Principal Findings: After adjustment, women who experienced an insurance disruption due to their husband’s Medicare transition had a greater probability of experiencing a change in usual clinic/provider (71 percent), delaying filling or taking fewer medications than prescribed because of cost (75 percent), going to the emergency room (52 percent), and had lower average mental health scores than women who did not experience an insurance disruption.
Conclusions: Despite consistent insurance coverage, the insurance disruption that accompanies a spouse’s Medicare transition has adverse access and health care utilization consequences for women.
http://www.hsr.org/hsr/abstract.jsp?aid=44347877138
Most individuals experience a sense of relief on turning 65 because they know that they have the security of being covered by Medicare for the remainder of their lives. But that relief is often tempered by concerns over the transitional problem of having a wife who is not yet 65, but who experiences a disruption in her insurance because she had been covered as a dependent on her husband’s plan. This study demonstrates that such disruptions can have adverse consequences for health care.
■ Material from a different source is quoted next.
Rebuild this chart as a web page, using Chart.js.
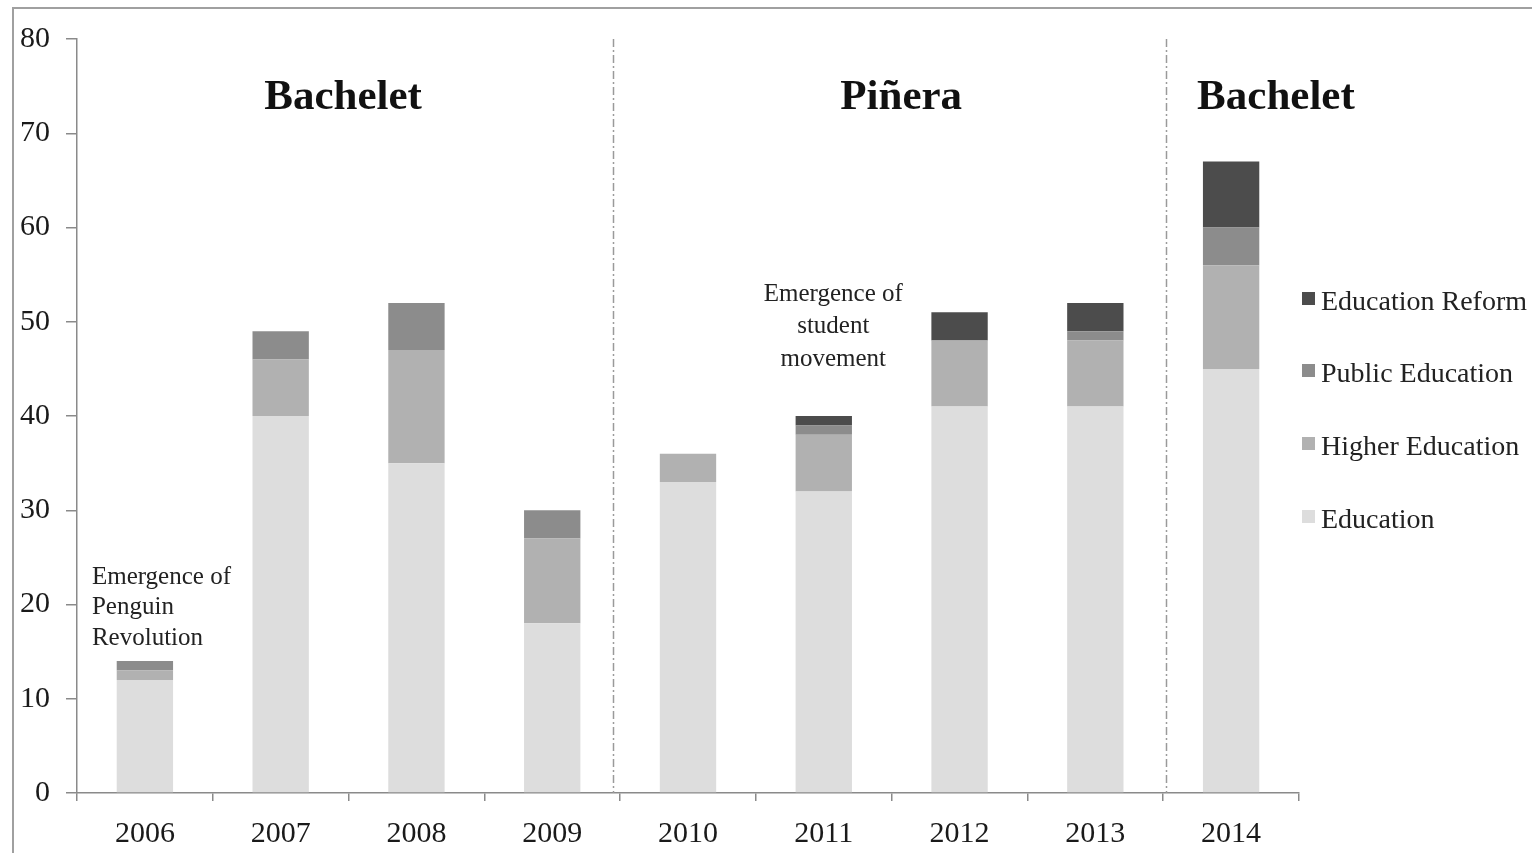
<!DOCTYPE html>
<html>
<head>
<meta charset="utf-8">
<script src="https://cdn.jsdelivr.net/npm/chart.js@4/dist/chart.umd.min.js"></script>
<style>
  html, body { margin: 0; padding: 0; background: #fff; }
  #wrap { position: relative; width: 1532px; height: 853px; overflow: hidden; }
  #frame { position: absolute; left: 12px; top: 7px; width: 1600px; height: 900px;
           border-top: 2px solid #a0a0a0; border-left: 2px solid #a0a0a0; }
  #chart { position: absolute; left: 0; top: 0; }
  #legend { position: absolute; left: 1302px; top: 0; font-family: "Liberation Serif", serif;
            font-size: 28px; color: #222; }
  #legend .item { position: absolute; white-space: nowrap; display: flex; align-items: center; }
  #legend .box { width: 13px; height: 13px; margin-right: 6px; margin-top: -6px; }
</style>
</head>
<body>
<div id="wrap">
  <div id="frame"></div>
  <canvas id="chart" width="1532" height="853"></canvas>
  <div id="legend"></div>
</div>
<script>
// Data
const years = ['2006', '2007', '2008', '2009', '2010', '2011', '2012', '2013', '2014'];
const education       = [12, 40, 35, 18, 33, 32, 41, 41, 45];
const higherEducation = [1, 6, 12, 9, 3, 6, 7, 7, 11];
const publicEducation = [1, 3, 5, 3, 0, 1, 0, 1, 4];
const educationReform = [0, 0, 0, 0, 0, 1, 3, 3, 7];
const yTicks = [0, 10, 20, 30, 40, 50, 60, 70, 80];

// Periods (presidents)
const presidents = ['Bachelet', 'Piñera', 'Bachelet'];

const serif = '"Liberation Serif", "Times New Roman", serif';

// placement of separators and text, in category / value units
const separatorPos = [3.45, 7.52];
const titlePos = [{ x: 1.46, y: 73.8 }, { x: 5.57, y: 73.8 }, { x: 8.33, y: 73.8 }];
const notes = [
  { lines: ['Emergence of', 'Penguin', 'Revolution'], x: -0.39, y: 22.9, align: 'left', step: 30.5 },
  { lines: ['Emergence of', 'student', 'movement'], x: 5.07, y: 52.9, align: 'center', step: 32.5 }
];

const annotations = {
  id: 'annotations',
  afterDatasetsDraw(chart) {
    const { ctx, chartArea, scales: { x, y } } = chart;
    ctx.save();
    // separators
    ctx.strokeStyle = '#9a9a9a';
    ctx.lineWidth = 1.5;
    ctx.setLineDash([8, 3, 2, 3]);
    separatorPos.forEach(v => {
      const px = Math.round(x.getPixelForValue(v)) + 0.5;
      ctx.beginPath();
      ctx.moveTo(px, chartArea.top);
      ctx.lineTo(px, chartArea.bottom);
      ctx.stroke();
    });
    ctx.setLineDash([]);

    // president names
    ctx.fillStyle = '#111';
    ctx.font = 'bold 43px ' + serif;
    ctx.textAlign = 'center';
    ctx.textBaseline = 'middle';
    presidents.forEach((name, i) => {
      ctx.fillText(name, x.getPixelForValue(titlePos[i].x), y.getPixelForValue(titlePos[i].y));
    });

    // notes
    ctx.font = '25px ' + serif;
    ctx.fillStyle = '#222';
    notes.forEach(n => {
      ctx.textAlign = n.align;
      const px = x.getPixelForValue(n.x);
      const py = y.getPixelForValue(n.y);
      n.lines.forEach((line, k) => ctx.fillText(line, px, py + k * n.step));
    });
    ctx.restore();
  }
};

const chart = new Chart(document.getElementById('chart'), {
  type: 'bar',
  data: {
    labels: years,
    datasets: [
      { label: 'Education', data: education, backgroundColor: '#dddddd' },
      { label: 'Higher Education', data: higherEducation, backgroundColor: '#b1b1b1' },
      { label: 'Public Education', data: publicEducation, backgroundColor: '#8c8c8c' },
      { label: 'Education Reform', data: educationReform, backgroundColor: '#4c4c4c' }
    ]
  },
  options: {
    responsive: false,
    animation: false,
    devicePixelRatio: 1,
    layout: { padding: { top: 39, right: 233, bottom: 0, left: 0 } },
    datasets: { bar: { categoryPercentage: 1, barPercentage: 0.415 } },
    plugins: { legend: { display: false }, tooltip: { enabled: false } },
    scales: {
      x: {
        stacked: true,
        afterFit: s => { s.height = 60; },
        border: { display: true, color: '#8a8a8a', width: 1.5 },
        grid: { offset: true, drawOnChartArea: false, drawTicks: true, tickLength: 8, color: '#8a8a8a', lineWidth: 1.5 },
        ticks: { color: '#1a1a1a', font: { family: serif, size: 30 }, padding: 15, maxRotation: 0 }
      },
      y: {
        stacked: true,
        min: 0,
        max: 80,
        afterFit: s => { s.width = 77; },
        afterBuildTicks: s => { s.ticks = yTicks.map(v => ({ value: v })); },
        border: { display: true, color: '#8a8a8a', width: 1.5 },
        grid: { drawOnChartArea: false, drawTicks: true, tickLength: 11, color: '#8a8a8a', lineWidth: 1.5 },
        ticks: { color: '#1a1a1a', font: { family: serif, size: 30 }, padding: 16 }
      }
    }
  },
  plugins: [annotations]
});

// legend, top item = last dataset
const legendRows = [301, 373, 446, 519];
const legendEl = document.getElementById('legend');
chart.data.datasets.slice().reverse().forEach((ds, i) => {
  const item = document.createElement('div');
  item.className = 'item';
  item.style.top = (legendRows[i] - 18) + 'px';
  item.style.height = '36px';
  const box = document.createElement('span');
  box.className = 'box';
  box.style.background = ds.backgroundColor;
  const txt = document.createElement('span');
  txt.textContent = ds.label;
  item.appendChild(box);
  item.appendChild(txt);
  legendEl.appendChild(item);
});
</script>
</body>
</html>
How would the current reform proposals address this problem? Likely she would be mandated to purchase an individual plan through the insurance exchange, probably at a higher premium since plans would be allowed to use age as a factor in setting rates. This could be quite expensive just at a time that the couple is trying to pull together their financial plans for their retirement years. Also since almost all private health plans assess financial penalties for failure to use their contracted providers, she could lose the choice of continuing to use her current health care professionals. What would happen if she has a serious medical problem and has already initiated a complicated medical regimen (e.g., cancer chemotherapy, radiation, and staged surgery)?
Should Congress include in the reform legislation a measure that would cover the spouse under Medicare once the eligible individual turns 65? If so, should the taxpayers fund that coverage, even if the spouse is 32? If, instead, a premium is to be paid, would it be based on the actuarial value of a risk pool composed of high-cost retirees and individuals with long-term disabilities (i.e., the current Medicare program)? If the husband is leaving an employer-sponsored plan, would the former employer be required to continue the spouse’s coverage to avoid transitional disruptions? If so, who pays and how much?
We will always face these issues and many more as long as Congress insists that we are each mandated to finance our health care through our fragmented, dysfunctional, multi-payer insurance system.
All we really need to do is fix Medicare, and then make enrollment automatic for everyone. But then that would break the bond of trust that President Obama and the members of Congress have established with Karen Ignagni. That seems to be a much stronger bond than they have with the other 306 million of us.